- [Task prompt]: Give back exactly the lines from the beginning of the listing below to the line holding "from matplotlib.ticker import", both ends included; the pictures stay out.

- [Stored data]:
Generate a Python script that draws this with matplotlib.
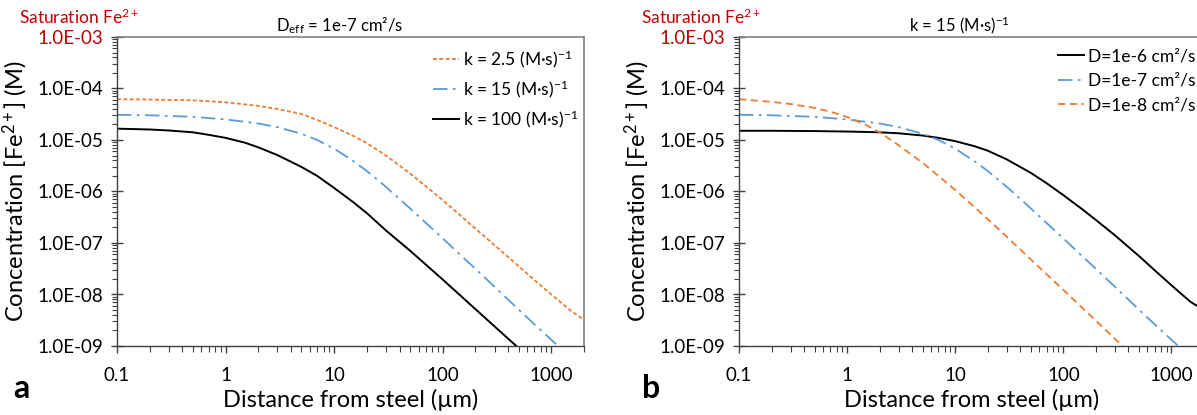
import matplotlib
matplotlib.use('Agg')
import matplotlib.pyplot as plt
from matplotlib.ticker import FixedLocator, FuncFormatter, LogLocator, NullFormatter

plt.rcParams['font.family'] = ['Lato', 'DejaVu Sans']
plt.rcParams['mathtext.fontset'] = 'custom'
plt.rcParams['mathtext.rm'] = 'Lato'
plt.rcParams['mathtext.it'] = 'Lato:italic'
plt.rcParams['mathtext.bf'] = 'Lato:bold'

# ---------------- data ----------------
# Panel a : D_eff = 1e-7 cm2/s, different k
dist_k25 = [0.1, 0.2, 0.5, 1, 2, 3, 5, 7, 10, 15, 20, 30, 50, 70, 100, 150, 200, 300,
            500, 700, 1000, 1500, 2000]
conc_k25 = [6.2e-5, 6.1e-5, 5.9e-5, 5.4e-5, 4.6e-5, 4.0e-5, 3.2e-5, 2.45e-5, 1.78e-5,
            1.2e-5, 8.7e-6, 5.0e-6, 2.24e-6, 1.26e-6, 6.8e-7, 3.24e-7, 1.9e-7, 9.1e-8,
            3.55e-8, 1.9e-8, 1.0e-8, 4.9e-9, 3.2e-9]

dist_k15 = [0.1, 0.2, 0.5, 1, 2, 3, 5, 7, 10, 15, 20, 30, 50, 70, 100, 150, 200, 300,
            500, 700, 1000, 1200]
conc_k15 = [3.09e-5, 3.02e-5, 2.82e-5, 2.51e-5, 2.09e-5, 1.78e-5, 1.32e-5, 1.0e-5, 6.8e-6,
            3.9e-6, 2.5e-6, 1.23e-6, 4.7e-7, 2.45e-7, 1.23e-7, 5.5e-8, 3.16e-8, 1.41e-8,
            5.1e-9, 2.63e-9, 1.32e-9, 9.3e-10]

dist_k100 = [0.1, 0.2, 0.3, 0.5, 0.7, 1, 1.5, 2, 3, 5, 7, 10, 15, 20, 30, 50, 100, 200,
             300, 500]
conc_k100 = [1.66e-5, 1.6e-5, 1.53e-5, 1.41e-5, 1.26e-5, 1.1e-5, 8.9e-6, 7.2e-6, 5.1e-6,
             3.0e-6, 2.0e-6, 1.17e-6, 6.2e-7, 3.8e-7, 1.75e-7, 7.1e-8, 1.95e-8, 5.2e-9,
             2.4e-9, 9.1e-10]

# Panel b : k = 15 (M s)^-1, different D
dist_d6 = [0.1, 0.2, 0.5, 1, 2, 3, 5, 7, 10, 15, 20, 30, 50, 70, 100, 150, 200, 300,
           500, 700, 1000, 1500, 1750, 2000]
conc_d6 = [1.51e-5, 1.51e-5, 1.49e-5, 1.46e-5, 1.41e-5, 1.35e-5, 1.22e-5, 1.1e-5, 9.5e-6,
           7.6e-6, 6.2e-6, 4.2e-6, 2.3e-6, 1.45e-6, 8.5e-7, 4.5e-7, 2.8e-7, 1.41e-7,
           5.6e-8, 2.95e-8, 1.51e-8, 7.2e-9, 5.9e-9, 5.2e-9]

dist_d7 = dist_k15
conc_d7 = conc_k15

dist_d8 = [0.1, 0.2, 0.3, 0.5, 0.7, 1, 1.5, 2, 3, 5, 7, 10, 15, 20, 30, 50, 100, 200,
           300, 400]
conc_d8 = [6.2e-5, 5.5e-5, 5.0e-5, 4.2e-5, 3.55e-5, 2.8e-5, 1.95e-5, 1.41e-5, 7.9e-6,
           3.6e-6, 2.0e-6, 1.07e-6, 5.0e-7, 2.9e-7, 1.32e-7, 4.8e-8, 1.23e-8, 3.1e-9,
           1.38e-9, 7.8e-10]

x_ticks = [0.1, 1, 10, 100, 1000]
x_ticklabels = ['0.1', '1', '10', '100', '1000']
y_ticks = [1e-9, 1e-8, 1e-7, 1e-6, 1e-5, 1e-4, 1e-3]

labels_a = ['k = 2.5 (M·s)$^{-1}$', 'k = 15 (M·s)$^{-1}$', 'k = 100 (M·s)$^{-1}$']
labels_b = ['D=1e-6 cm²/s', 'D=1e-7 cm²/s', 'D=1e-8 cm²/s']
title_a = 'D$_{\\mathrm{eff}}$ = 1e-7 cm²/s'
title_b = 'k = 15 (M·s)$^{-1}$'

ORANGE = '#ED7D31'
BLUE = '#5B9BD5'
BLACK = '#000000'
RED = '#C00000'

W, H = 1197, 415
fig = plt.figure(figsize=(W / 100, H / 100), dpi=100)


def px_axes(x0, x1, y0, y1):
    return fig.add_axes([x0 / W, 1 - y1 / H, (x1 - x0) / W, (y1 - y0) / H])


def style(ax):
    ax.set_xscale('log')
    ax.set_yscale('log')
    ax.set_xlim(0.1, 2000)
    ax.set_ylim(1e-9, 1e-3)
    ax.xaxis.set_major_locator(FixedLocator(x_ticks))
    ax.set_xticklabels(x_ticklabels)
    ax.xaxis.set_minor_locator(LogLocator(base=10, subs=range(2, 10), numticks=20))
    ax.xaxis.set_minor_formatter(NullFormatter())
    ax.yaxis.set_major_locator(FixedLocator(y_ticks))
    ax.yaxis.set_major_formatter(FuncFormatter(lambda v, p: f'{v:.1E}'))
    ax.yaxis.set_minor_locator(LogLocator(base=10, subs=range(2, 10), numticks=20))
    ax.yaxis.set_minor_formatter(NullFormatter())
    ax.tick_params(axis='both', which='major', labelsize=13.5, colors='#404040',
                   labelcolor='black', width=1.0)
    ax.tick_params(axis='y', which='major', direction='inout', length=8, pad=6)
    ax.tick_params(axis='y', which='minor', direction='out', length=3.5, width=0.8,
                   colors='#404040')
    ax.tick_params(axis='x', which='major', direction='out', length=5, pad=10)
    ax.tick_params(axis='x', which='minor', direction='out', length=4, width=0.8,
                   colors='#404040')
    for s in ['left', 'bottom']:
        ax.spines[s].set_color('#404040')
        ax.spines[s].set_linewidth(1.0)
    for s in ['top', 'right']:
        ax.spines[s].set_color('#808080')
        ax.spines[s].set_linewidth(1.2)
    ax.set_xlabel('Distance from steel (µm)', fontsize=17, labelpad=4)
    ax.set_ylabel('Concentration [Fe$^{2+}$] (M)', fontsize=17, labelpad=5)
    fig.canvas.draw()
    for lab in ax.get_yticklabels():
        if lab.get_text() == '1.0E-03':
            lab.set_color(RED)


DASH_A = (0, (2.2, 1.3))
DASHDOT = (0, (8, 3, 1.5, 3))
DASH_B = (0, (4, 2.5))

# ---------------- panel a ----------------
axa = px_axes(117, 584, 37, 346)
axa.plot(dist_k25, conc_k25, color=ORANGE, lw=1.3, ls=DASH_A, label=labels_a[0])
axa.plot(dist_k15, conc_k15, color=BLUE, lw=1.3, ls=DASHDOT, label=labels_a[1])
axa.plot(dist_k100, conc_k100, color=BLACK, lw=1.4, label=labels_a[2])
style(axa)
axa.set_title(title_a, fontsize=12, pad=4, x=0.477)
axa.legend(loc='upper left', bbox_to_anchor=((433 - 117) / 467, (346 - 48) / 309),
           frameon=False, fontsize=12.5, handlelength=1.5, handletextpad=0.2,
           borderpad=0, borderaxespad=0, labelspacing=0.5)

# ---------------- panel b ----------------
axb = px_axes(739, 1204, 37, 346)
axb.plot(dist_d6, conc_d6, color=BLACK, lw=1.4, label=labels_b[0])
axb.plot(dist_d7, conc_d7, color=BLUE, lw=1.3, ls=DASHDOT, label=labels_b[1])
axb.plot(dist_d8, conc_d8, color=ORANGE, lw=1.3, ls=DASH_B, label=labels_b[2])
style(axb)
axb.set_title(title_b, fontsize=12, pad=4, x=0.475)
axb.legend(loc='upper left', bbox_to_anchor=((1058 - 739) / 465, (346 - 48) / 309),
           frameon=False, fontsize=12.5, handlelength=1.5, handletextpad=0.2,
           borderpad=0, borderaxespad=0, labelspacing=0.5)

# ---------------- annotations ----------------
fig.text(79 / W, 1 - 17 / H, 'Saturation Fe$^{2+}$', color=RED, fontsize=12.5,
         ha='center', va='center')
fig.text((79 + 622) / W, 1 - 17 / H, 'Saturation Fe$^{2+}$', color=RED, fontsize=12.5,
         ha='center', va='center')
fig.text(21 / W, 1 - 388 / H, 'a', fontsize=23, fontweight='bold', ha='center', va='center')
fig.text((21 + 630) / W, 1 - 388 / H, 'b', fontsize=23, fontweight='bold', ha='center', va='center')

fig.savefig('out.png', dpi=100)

- [Expected output]:
Generate a Python script that draws this with matplotlib.
import matplotlib
matplotlib.use('Agg')
import matplotlib.pyplot as plt
from matplotlib.ticker import FixedLocator, FuncFormatter, LogLocator, NullFormatter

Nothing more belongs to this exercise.